Evening light now, thick as honey, pouring east across our island. Hands stained purple by our berry haul. A crackling fire of juniper flavours the lamb picked up from an organic farm on Gotland. Cooking is a slow process, almost ritualistic, over an open fire.  In her own words Guri Bigham is a Writer, Recipe Developer, Locavore and Zero-Waste Advocate – devoted to living in harmony with earth in the midst of the climate crisis. As teenagers we’d throw wild dressing-up parties in her Dad’s legendary chalet in Les Frasserands, skip school on powder days; we were partners in crime entering the adult world and today she’s a Mother; a free-spirited, nomadic, world-schooling, forager, earth protector mama, no less.
Darkness

Night doesn’t fall at sea, it rises from its depths. And just like that, the boat blacked out.  Bjorn and I exchanged glances. The green buoy we’d been aiming for an hour age of twilight, still unseen to port with shallows to starboard over which the distant glint of warm lights beckoned.
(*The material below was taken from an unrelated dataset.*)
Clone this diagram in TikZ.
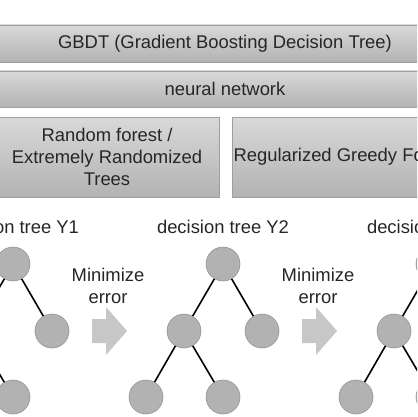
\documentclass[tikz,border=0pt]{standalone}
\usepackage{fontspec}
\setmainfont{Liberation Sans}
\newcommand\mytree[2]{%
  \node[treenode] (#1r)  at (#2,264) {};
  \node[treenode] (#1l)  at ({#2-39},331) {};
  \node[treenode] (#1rr) at ({#2+39},331) {};
  \node[treenode] (#1ll) at ({#2-77},397) {};
  \node[treenode] (#1lr) at (#2,397) {};
  \draw[branch] (#1r) -- (#1l);
  \draw[branch] (#1r) -- (#1rr);
  \draw[branch] (#1l) -- (#1ll);
  \draw[branch] (#1l) -- (#1lr);
}
\begin{document}
\begin{tikzpicture}[x=1pt,y=-1pt,
  every node/.style={font=\fontsize{18.4}{21.6}\selectfont, text=black!85},
  band/.style={draw=black!38, line width=0.8pt, top color=black!15, bottom color=black!30, inner sep=0pt, align=center},
  treenode/.style={circle, fill=black!30, draw=black!42, line width=0.6pt, minimum size=34pt, inner sep=0pt},
  branch/.style={line width=1.6pt, black},
  blockarrow/.style={fill=black!22},
  label/.style={inner sep=0pt, align=center}]
\useasboundingbox (0,0) rectangle (417,417);
\clip (0,0) rectangle (417,417);
\fill[white] (0,0) rectangle (417,417);
% bands
\node[band, minimum width=470pt, minimum height=37pt] (gbdt) at (225,43.5) {GBDT (Gradient Boosting Decision Tree)};
\node[band, minimum width=470pt, minimum height=36pt] (nn) at (225,89) {neural network};
\node[band, minimum width=224pt, minimum height=80pt] (rf) at (107,157) {Random forest /\\Extremely Randomized\\Trees};
\node[band, minimum width=224pt, minimum height=80pt] (rgf) at (344,157) {Regularized Greedy Forest};
% tree titles
\node[label] (ty1) at (13,227) {decision tree Y1};
\node[label] (ty2) at (223,227) {decision tree Y2};
\node[label] (ty3) at (433,227) {decision tree Y3};
% trees
\mytree{a}{13}
\mytree{b}{223}
\mytree{c}{433}
% block arrows
\coordinate (a1) at (92,331);
\coordinate (a2) at (302,331);
\fill[blockarrow] (a1) ++(0,-12) -- ++(14,0) -- ++(0,-12) -- ++(21,24) -- ++(-21,24) -- ++(0,-12) -- ++(-14,0) -- cycle;
\fill[blockarrow] (a2) ++(0,-12) -- ++(14,0) -- ++(0,-12) -- ++(21,24) -- ++(-21,24) -- ++(0,-12) -- ++(-14,0) -- cycle;
\node[label] (m1) at (108,286) {Minimize\\error};
\node[label] (m2) at (318,286) {Minimize\\error};
\end{tikzpicture}
\end{document}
We’d chugged out of a busy marina with an escort of sea otters at first light, happily slapping over a pastel pond for breakfast, poking fun at the world on a breathless breeze. I regretted asking Bjorn if he was afraid to capsize, as we drank Prosecco zooming along at 5knots late in the afternoon blasting Scandi pop. He’d laughed, of course, and said “no, I’m afraid of lightning.” As a huge storm brews to the south, we bob motionlessly in utter silence and darkness. With only iPhone google maps we navigate wordlessly, the lightning drawing in, a sudden crack of thunder too close prompted Bjorn into action; he sprang up, rummaged and emerged with a rescue battery.  



Safe in the marina passing a bottle of whisky, Guri emerged from the cabin blurry eyed, “What did I miss guys?” I left my seafaring family on their voyage, onto where the Atlantic drinks the Baltic, onto Oslo and well beyond; inspiring people all over our blue marbled earth.